Your task is to transcribe the records exactly, skipping every image.

═════ MATERIAL

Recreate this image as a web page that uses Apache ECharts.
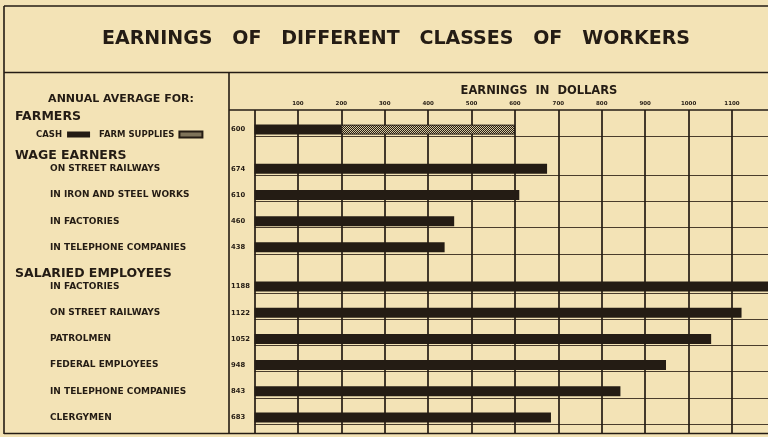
<!DOCTYPE html>
<html>
<head>
<meta charset="utf-8">
<script src="https://cdn.jsdelivr.net/npm/echarts@6/dist/echarts.min.js"></script>
<style>
  html, body { margin: 0; padding: 0; background: #f3e3b6; }
  #chart { width: 768px; height: 437px; }
</style>
</head>
<body>
<div id="chart"></div>
<script>
// data
var groupNames = ['FARMERS', 'WAGE EARNERS', 'SALARIED EMPLOYEES'];
var farmCash = 200;
var farmSupplies = 400;
var farmTotal = 600;
var wageLabels = ['ON STREET RAILWAYS', 'IN IRON AND STEEL WORKS', 'IN FACTORIES', 'IN TELEPHONE COMPANIES'];
var wageValues = [674, 610, 460, 438];
var salariedLabels = ['IN FACTORIES', 'ON STREET RAILWAYS', 'PATROLMEN', 'FEDERAL EMPLOYEES', 'IN TELEPHONE COMPANIES', 'CLERGYMEN'];
var salariedValues = [1188, 1122, 1052, 948, 843, 683];
var xTicks = [100, 200, 300, 400, 500, 600, 700, 800, 900, 1000, 1100];

var ink = '#241c14';
var paper = '#f3e3b6';
var font = 'DejaVu Sans';

// each group: heading row, then a bar row + blank row per item
var slots = [];
function addGroup(name, labels, values, cash, supplies) {
	slots.push({label: name, head: true});
	for (var i = 0; i < labels.length; i++) {
		slots.push({label: labels[i], bar: true, value: values[i], cash: cash, supplies: supplies});
		slots.push({label: ''});
	}
}
addGroup(groupNames[0], [''], [farmTotal], farmCash, farmSupplies);
addGroup(groupNames[1], wageLabels, wageValues);
addGroup(groupNames[2], salariedLabels, salariedValues);

var cats = slots.map(function(s, i){ return 'r' + i; });

// checkered fill for farm supplies
var pc = document.createElement('canvas');
pc.width = 2; pc.height = 2;
var pctx = pc.getContext('2d');
pctx.fillStyle = '#241c14';
pctx.fillRect(0, 0, 2, 2);
pctx.fillStyle = '#d9caa0';
pctx.fillRect(0, 0, 1, 1);
pctx.fillRect(1, 1, 1, 1);
var checker = {image: pc, repeat: 'repeat'};

var ec = echarts.init(document.getElementById('chart'));
var option = {
	backgroundColor: paper,
	animation: false,
	title: [
		{
			text: 'EARNINGS   OF   DIFFERENT   CLASSES   OF   WORKERS',
			left: 391, top: 25, textAlign: 'center',
			textStyle: {fontFamily: font, fontSize: 19, fontWeight: 'bold', color: ink}
		},
		{
			text: 'EARNINGS  IN  DOLLARS',
			left: 534, top: 80, textAlign: 'center',
			textStyle: {fontFamily: font, fontSize: 11.5, fontWeight: 'bold', color: ink}
		},
		{
			text: 'ANNUAL AVERAGE FOR:',
			left: 116, top: 89, textAlign: 'center',
			textStyle: {fontFamily: font, fontSize: 11, fontWeight: 'bold', color: ink}
		}
	],
	legend: {
		data: ['CASH', 'FARM SUPPLIES'],
		left: 31, top: 125,
		align: 'right', icon: 'rect',
		itemWidth: 23, itemHeight: 6, itemGap: 9,
		textStyle: {fontFamily: font, fontSize: 8.5, fontWeight: 'bold', color: ink},
		selectedMode: false
	},
	grid: {left: 254.5, top: 110, width: 523.5, height: 327, outerBoundsMode: 'none'},
	xAxis: {
		type: 'value', position: 'top',
		min: 0, max: 1206, interval: 100,
		axisLine: {show: false}, axisTick: {show: false},
		splitLine: {show: true, lineStyle: {color: ink, width: 1.7}},
		axisLabel: {
			margin: 3, fontFamily: font, fontSize: 5.5, fontWeight: 'bold', color: ink,
			formatter: function(v){ return xTicks.indexOf(v) >= 0 ? String(v) : ''; }
		}
	},
	yAxis: [
		{
			type: 'category', data: cats, inverse: true,
			axisLine: {show: false}, axisTick: {show: false},
			splitLine: {
				show: true,
				interval: function(i){ return i > 0 && !!slots[i - 1].bar; },
				lineStyle: {color: '#4a3d2c', width: 1}
			},
			axisLabel: {
				interval: 0, align: 'left', margin: 239.5,
				formatter: function(v, i){
					var s = slots[i];
					if (!s.label) return '';
					return s.head ? '{h|' + s.label + '}' : '{i|' + s.label + '}';
				},
				rich: {
					h: {fontFamily: font, fontSize: 12.5, fontWeight: 'bold', color: ink},
					i: {fontFamily: font, fontSize: 9, fontWeight: 'bold', color: ink, padding: [0, 0, 0, 35]}
				}
			}
		},
		{
			type: 'category', data: cats, inverse: true, position: 'left',
			axisLine: {show: false}, axisTick: {show: false}, splitLine: {show: false},
			axisLabel: {
				interval: 0, align: 'left', margin: 23.5,
				fontFamily: font, fontSize: 6.8, fontWeight: 'bold', color: ink,
				formatter: function(v, i){ return slots[i].bar ? String(slots[i].value) : ''; }
			}
		}
	],
	series: [
		{
			name: 'CASH', type: 'bar', stack: 'all', barWidth: 10,
			itemStyle: {color: ink},
			data: slots.map(function(s){ return s.cash != null ? s.cash : null; })
		},
		{
			name: 'FARM SUPPLIES', type: 'bar', stack: 'all', barWidth: 10,
			itemStyle: {color: checker, borderColor: ink, borderWidth: 1},
			data: slots.map(function(s){ return s.supplies != null ? s.supplies : null; })
		},
		{
			name: 'EARNINGS', type: 'bar', stack: 'all', barWidth: 10,
			itemStyle: {color: ink},
			data: slots.map(function(s){ return s.bar && s.cash == null ? s.value : null; })
		}
	],
	graphic: [
		{type: 'rect', shape: {x: 0, y: 434, width: 768, height: 4}, style: {fill: paper}, z: 100},
		{type: 'line', shape: {x1: 4, y1: 6, x2: 768, y2: 6}, style: {stroke: ink, lineWidth: 1.6}, z: 101},
		{type: 'line', shape: {x1: 4, y1: 6, x2: 4, y2: 434}, style: {stroke: ink, lineWidth: 1.6}, z: 101},
		{type: 'line', shape: {x1: 4, y1: 72.5, x2: 768, y2: 72.5}, style: {stroke: ink, lineWidth: 1.6}, z: 101},
		{type: 'line', shape: {x1: 229, y1: 72.5, x2: 229, y2: 434}, style: {stroke: ink, lineWidth: 1.6}, z: 101},
		{type: 'line', shape: {x1: 229, y1: 110, x2: 768, y2: 110}, style: {stroke: ink, lineWidth: 1.6}, z: 101},
		{type: 'line', shape: {x1: 4, y1: 433.5, x2: 768, y2: 433.5}, style: {stroke: ink, lineWidth: 1.6}, z: 101}
	]
};
ec.setOption(option);
</script>
</body>
</html>
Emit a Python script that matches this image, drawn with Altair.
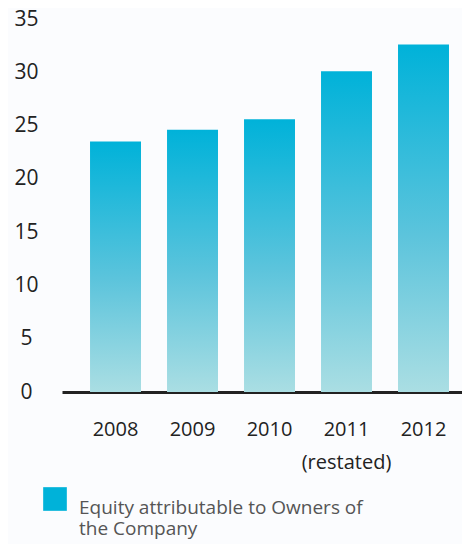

══════════

SOLUTION BELOW =>
Recreate this image as a web page that uses Apache ECharts.
<!DOCTYPE html>
<html>
<head>
<meta charset="utf-8">
<script src="https://cdn.jsdelivr.net/npm/echarts@6/dist/echarts.min.js"></script>
<style>
  html, body { margin: 0; padding: 0; background: #f3e3b6; }
  #chart { width: 768px; height: 437px; }
</style>
</head>
<body>
<div id="chart"></div>
<script>
// data
var groupNames = ['FARMERS', 'WAGE EARNERS', 'SALARIED EMPLOYEES'];
var farmCash = 200;
var farmSupplies = 400;
var farmTotal = 600;
var wageLabels = ['ON STREET RAILWAYS', 'IN IRON AND STEEL WORKS', 'IN FACTORIES', 'IN TELEPHONE COMPANIES'];
var wageValues = [674, 610, 460, 438];
var salariedLabels = ['IN FACTORIES', 'ON STREET RAILWAYS', 'PATROLMEN', 'FEDERAL EMPLOYEES', 'IN TELEPHONE COMPANIES', 'CLERGYMEN'];
var salariedValues = [1188, 1122, 1052, 948, 843, 683];
var xTicks = [100, 200, 300, 400, 500, 600, 700, 800, 900, 1000, 1100];

var ink = '#241c14';
var paper = '#f3e3b6';
var font = 'DejaVu Sans';

// each group: heading row, then a bar row + blank row per item
var slots = [];
function addGroup(name, labels, values, cash, supplies) {
	slots.push({label: name, head: true});
	for (var i = 0; i < labels.length; i++) {
		slots.push({label: labels[i], bar: true, value: values[i], cash: cash, supplies: supplies});
		slots.push({label: ''});
	}
}
addGroup(groupNames[0], [''], [farmTotal], farmCash, farmSupplies);
addGroup(groupNames[1], wageLabels, wageValues);
addGroup(groupNames[2], salariedLabels, salariedValues);

var cats = slots.map(function(s, i){ return 'r' + i; });

// checkered fill for farm supplies
var pc = document.createElement('canvas');
pc.width = 2; pc.height = 2;
var pctx = pc.getContext('2d');
pctx.fillStyle = '#241c14';
pctx.fillRect(0, 0, 2, 2);
pctx.fillStyle = '#d9caa0';
pctx.fillRect(0, 0, 1, 1);
pctx.fillRect(1, 1, 1, 1);
var checker = {image: pc, repeat: 'repeat'};

var ec = echarts.init(document.getElementById('chart'));
var option = {
	backgroundColor: paper,
	animation: false,
	title: [
		{
			text: 'EARNINGS   OF   DIFFERENT   CLASSES   OF   WORKERS',
			left: 391, top: 25, textAlign: 'center',
			textStyle: {fontFamily: font, fontSize: 19, fontWeight: 'bold', color: ink}
		},
		{
			text: 'EARNINGS  IN  DOLLARS',
			left: 534, top: 80, textAlign: 'center',
			textStyle: {fontFamily: font, fontSize: 11.5, fontWeight: 'bold', color: ink}
		},
		{
			text: 'ANNUAL AVERAGE FOR:',
			left: 116, top: 89, textAlign: 'center',
			textStyle: {fontFamily: font, fontSize: 11, fontWeight: 'bold', color: ink}
		}
	],
	legend: {
		data: ['CASH', 'FARM SUPPLIES'],
		left: 31, top: 125,
		align: 'right', icon: 'rect',
		itemWidth: 23, itemHeight: 6, itemGap: 9,
		textStyle: {fontFamily: font, fontSize: 8.5, fontWeight: 'bold', color: ink},
		selectedMode: false
	},
	grid: {left: 254.5, top: 110, width: 523.5, height: 327, outerBoundsMode: 'none'},
	xAxis: {
		type: 'value', position: 'top',
		min: 0, max: 1206, interval: 100,
		axisLine: {show: false}, axisTick: {show: false},
		splitLine: {show: true, lineStyle: {color: ink, width: 1.7}},
		axisLabel: {
			margin: 3, fontFamily: font, fontSize: 5.5, fontWeight: 'bold', color: ink,
			formatter: function(v){ return xTicks.indexOf(v) >= 0 ? String(v) : ''; }
		}
	},
	yAxis: [
		{
			type: 'category', data: cats, inverse: true,
			axisLine: {show: false}, axisTick: {show: false},
			splitLine: {
				show: true,
				interval: function(i){ return i > 0 && !!slots[i - 1].bar; },
				lineStyle: {color: '#4a3d2c', width: 1}
			},
			axisLabel: {
				interval: 0, align: 'left', margin: 239.5,
				formatter: function(v, i){
					var s = slots[i];
					if (!s.label) return '';
					return s.head ? '{h|' + s.label + '}' : '{i|' + s.label + '}';
				},
				rich: {
					h: {fontFamily: font, fontSize: 12.5, fontWeight: 'bold', color: ink},
					i: {fontFamily: font, fontSize: 9, fontWeight: 'bold', color: ink, padding: [0, 0, 0, 35]}
				}
			}
		},
		{
			type: 'category', data: cats, inverse: true, position: 'left',
			axisLine: {show: false}, axisTick: {show: false}, splitLine: {show: false},
			axisLabel: {
				interval: 0, align: 'left', margin: 23.5,
				fontFamily: font, fontSize: 6.8, fontWeight: 'bold', color: ink,
				formatter: function(v, i){ return slots[i].bar ? String(slots[i].value) : ''; }
			}
		}
	],
	series: [
		{
			name: 'CASH', type: 'bar', stack: 'all', barWidth: 10,
			itemStyle: {color: ink},
			data: slots.map(function(s){ return s.cash != null ? s.cash : null; })
		},
		{
			name: 'FARM SUPPLIES', type: 'bar', stack: 'all', barWidth: 10,
			itemStyle: {color: checker, borderColor: ink, borderWidth: 1},
			data: slots.map(function(s){ return s.supplies != null ? s.supplies : null; })
		},
		{
			name: 'EARNINGS', type: 'bar', stack: 'all', barWidth: 10,
			itemStyle: {color: ink},
			data: slots.map(function(s){ return s.bar && s.cash == null ? s.value : null; })
		}
	],
	graphic: [
		{type: 'rect', shape: {x: 0, y: 434, width: 768, height: 4}, style: {fill: paper}, z: 100},
		{type: 'line', shape: {x1: 4, y1: 6, x2: 768, y2: 6}, style: {stroke: ink, lineWidth: 1.6}, z: 101},
		{type: 'line', shape: {x1: 4, y1: 6, x2: 4, y2: 434}, style: {stroke: ink, lineWidth: 1.6}, z: 101},
		{type: 'line', shape: {x1: 4, y1: 72.5, x2: 768, y2: 72.5}, style: {stroke: ink, lineWidth: 1.6}, z: 101},
		{type: 'line', shape: {x1: 229, y1: 72.5, x2: 229, y2: 434}, style: {stroke: ink, lineWidth: 1.6}, z: 101},
		{type: 'line', shape: {x1: 229, y1: 110, x2: 768, y2: 110}, style: {stroke: ink, lineWidth: 1.6}, z: 101},
		{type: 'line', shape: {x1: 4, y1: 433.5, x2: 768, y2: 433.5}, style: {stroke: ink, lineWidth: 1.6}, z: 101}
	]
};
ec.setOption(option);
</script>
</body>
</html>
Emit a Python script that matches this image, drawn with Altair.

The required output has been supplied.